YOUR GOAL ::
From the first line of the data below, repeat each line exactly until you reach the line with "Chart.register(...registerables);"; include that line too.

SOURCE DATA ::
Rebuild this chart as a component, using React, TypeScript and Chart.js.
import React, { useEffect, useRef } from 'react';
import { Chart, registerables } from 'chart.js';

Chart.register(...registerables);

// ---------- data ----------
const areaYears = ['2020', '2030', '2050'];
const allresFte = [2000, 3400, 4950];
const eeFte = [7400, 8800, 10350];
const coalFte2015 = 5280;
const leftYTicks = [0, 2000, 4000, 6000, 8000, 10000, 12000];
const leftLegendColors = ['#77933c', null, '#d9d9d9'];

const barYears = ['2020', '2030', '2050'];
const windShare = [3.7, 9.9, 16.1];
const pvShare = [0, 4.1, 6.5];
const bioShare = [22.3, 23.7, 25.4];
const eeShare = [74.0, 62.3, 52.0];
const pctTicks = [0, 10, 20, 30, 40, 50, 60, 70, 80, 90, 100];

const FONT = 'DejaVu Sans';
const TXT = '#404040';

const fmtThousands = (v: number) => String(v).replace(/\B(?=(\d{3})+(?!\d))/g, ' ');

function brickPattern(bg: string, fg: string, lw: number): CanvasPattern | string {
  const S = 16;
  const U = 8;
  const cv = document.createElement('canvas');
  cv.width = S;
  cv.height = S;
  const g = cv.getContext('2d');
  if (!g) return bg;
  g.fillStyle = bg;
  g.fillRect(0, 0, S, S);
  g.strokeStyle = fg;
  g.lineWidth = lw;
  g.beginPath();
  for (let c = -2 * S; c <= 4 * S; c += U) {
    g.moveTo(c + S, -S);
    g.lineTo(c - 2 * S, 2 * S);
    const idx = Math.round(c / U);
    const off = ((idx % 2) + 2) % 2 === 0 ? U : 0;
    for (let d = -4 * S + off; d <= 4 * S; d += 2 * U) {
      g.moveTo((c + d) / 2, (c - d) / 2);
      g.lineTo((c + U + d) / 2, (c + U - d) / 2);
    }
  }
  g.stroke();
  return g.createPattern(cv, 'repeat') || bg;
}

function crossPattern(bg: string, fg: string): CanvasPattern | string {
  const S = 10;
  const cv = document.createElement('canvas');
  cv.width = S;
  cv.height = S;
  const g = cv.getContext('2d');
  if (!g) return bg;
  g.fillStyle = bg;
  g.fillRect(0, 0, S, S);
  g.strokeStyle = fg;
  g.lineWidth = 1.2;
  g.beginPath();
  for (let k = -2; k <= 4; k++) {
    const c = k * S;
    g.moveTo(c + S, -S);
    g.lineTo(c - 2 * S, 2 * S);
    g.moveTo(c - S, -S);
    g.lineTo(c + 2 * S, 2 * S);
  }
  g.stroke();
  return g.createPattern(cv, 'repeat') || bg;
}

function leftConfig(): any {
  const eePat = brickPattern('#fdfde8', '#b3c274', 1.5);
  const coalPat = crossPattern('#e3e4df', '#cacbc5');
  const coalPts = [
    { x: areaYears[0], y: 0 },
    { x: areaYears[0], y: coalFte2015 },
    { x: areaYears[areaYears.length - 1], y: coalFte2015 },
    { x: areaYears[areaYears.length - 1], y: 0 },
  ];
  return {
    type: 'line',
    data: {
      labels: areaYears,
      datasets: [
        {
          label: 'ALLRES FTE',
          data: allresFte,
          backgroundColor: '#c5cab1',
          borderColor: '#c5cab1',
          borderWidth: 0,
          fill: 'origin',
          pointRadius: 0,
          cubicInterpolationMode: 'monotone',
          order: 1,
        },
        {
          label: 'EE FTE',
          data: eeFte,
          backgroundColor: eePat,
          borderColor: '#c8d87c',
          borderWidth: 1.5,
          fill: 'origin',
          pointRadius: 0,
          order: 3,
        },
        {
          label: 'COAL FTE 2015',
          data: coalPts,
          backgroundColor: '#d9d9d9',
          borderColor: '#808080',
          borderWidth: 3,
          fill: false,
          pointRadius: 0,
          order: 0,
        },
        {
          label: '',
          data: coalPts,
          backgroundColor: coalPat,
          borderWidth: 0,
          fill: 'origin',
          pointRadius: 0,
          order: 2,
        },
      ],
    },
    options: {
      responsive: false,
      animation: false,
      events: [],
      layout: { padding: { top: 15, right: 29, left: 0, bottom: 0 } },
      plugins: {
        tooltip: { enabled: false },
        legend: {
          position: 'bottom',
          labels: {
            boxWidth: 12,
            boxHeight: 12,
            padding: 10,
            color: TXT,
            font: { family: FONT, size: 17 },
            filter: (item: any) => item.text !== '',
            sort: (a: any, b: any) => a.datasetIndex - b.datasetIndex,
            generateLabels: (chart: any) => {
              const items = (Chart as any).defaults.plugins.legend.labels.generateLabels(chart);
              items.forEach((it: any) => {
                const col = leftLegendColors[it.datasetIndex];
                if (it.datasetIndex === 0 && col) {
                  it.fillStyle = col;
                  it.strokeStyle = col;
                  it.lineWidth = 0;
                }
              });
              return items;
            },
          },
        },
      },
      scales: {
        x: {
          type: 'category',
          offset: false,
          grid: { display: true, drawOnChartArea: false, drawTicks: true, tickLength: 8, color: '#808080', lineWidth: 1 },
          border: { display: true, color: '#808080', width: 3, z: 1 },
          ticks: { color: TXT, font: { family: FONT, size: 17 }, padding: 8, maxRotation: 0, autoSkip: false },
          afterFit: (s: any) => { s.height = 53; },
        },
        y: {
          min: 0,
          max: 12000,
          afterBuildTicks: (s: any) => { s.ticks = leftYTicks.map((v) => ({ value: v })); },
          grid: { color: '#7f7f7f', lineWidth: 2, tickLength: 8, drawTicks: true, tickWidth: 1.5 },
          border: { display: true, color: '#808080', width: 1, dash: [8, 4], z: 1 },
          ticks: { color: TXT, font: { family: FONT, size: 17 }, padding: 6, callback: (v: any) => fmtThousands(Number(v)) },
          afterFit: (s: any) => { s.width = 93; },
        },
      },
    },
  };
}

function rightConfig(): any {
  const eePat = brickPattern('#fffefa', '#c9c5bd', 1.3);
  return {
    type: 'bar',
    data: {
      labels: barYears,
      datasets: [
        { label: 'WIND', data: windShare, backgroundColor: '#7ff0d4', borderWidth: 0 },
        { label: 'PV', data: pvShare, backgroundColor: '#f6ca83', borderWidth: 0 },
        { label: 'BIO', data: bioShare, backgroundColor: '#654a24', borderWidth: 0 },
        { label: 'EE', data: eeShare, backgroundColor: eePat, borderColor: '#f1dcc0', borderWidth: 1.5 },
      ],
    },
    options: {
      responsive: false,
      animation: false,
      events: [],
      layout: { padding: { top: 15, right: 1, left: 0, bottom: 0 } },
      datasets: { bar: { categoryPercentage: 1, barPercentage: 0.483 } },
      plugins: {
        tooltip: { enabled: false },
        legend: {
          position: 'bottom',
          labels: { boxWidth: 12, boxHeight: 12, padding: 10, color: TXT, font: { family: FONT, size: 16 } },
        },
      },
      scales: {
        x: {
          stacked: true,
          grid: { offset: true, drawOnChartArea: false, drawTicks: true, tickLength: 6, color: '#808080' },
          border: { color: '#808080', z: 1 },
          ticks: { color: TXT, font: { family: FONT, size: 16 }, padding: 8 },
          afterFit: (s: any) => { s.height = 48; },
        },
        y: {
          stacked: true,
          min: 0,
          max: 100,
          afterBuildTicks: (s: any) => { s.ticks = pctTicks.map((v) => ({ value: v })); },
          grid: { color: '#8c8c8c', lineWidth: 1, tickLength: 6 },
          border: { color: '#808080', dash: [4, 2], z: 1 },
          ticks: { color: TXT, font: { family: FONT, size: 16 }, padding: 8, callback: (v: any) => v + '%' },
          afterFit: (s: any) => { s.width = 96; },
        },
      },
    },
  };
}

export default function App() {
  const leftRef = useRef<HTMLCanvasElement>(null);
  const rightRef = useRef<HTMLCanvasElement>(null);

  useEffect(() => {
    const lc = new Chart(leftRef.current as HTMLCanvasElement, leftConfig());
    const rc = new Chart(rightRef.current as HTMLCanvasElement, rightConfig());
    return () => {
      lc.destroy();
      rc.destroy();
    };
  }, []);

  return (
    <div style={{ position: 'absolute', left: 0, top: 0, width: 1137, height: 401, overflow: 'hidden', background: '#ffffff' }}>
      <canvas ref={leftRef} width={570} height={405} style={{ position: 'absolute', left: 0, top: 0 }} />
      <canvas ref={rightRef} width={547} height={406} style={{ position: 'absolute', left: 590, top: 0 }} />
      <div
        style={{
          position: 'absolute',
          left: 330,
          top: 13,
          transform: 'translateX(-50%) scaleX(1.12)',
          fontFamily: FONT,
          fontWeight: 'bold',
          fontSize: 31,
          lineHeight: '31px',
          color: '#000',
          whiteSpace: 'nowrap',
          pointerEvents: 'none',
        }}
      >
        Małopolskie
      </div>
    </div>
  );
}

IN RESPONSE ::
Rebuild this chart as a component, using React, TypeScript and Chart.js.
import React, { useEffect, useRef } from 'react';
import { Chart, registerables } from 'chart.js';

Chart.register(...registerables);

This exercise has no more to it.